━━━━━ TASK INPUTS ━━━━━

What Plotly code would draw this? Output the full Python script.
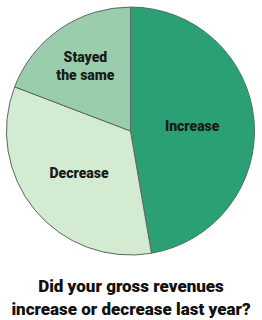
import plotly.graph_objects as go

labels = ["Increase", "Decrease", "Stayed<br>the same"]
values = [47.3, 33.5, 19.2]
colors = ["#2BA074", "#D3EBD0", "#99CDAB"]
title_text = "Did your gross revenues<br>increase or decrease last year?"

font_fam = "Roboto, Arial, sans-serif"

fig = go.Figure(go.Pie(
    labels=labels,
    values=values,
    sort=False,
    direction="clockwise",
    rotation=0,
    marker=dict(colors=colors, line=dict(color="#5a6a60", width=1)),
    textinfo="label",
    textposition="inside",
    insidetextorientation="horizontal",
    insidetextfont=dict(family=font_fam, size=14, color="#1a1a1a", weight=900),
    hoverinfo="label+percent",
    showlegend=False,
    domain=dict(x=[0.023, 0.973], y=[0.203, 0.978]),
))

fig.update_layout(
    width=262, height=320,
    margin=dict(l=0, r=0, t=0, b=0),
    paper_bgcolor="white",
    plot_bgcolor="white",
    title=dict(
        text=title_text,
        x=0.5, xanchor="center",
        y=0.086, yanchor="middle", yref="container",
        font=dict(family=font_fam, size=17, color="#111111", weight=900),
    ),
)

fig.write_html("out.html")
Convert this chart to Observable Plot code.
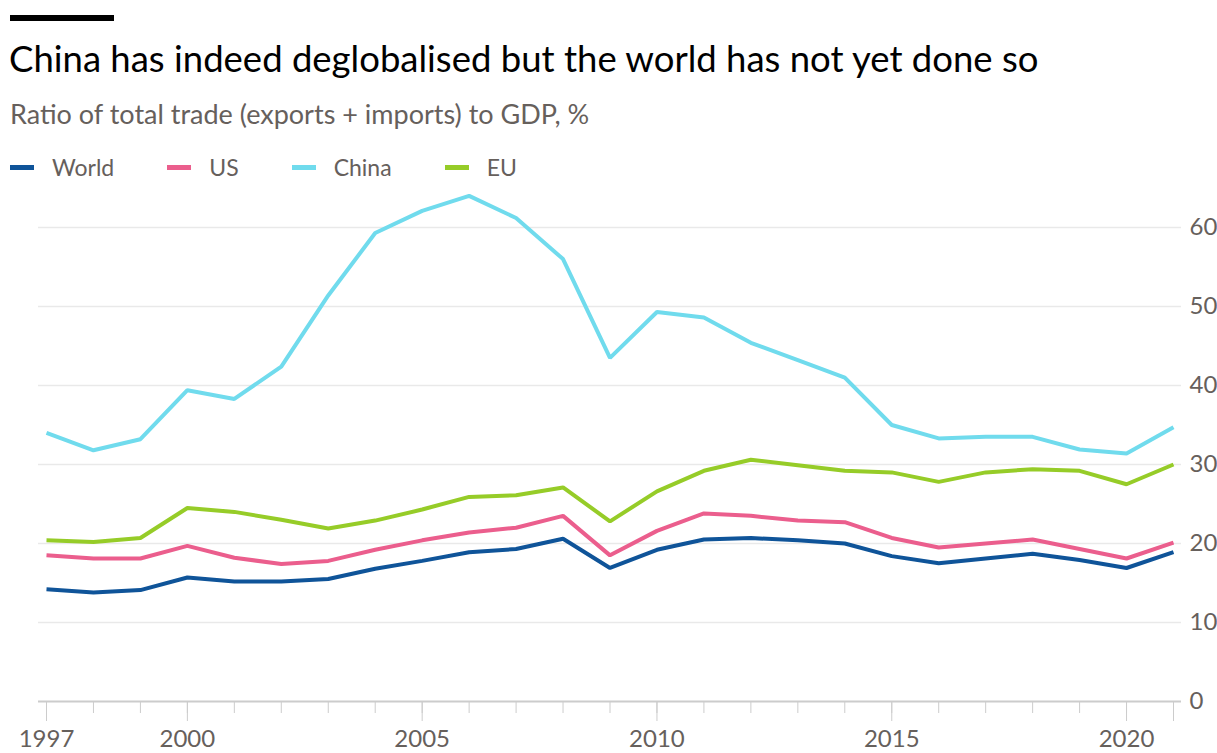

━━━━━

» EXERCISE
In the lines above, find each one with "code" and list it.

» RESULT OF THE TASK
What Plotly code would draw this? Output the full Python script.
Convert this chart to Observable Plot code.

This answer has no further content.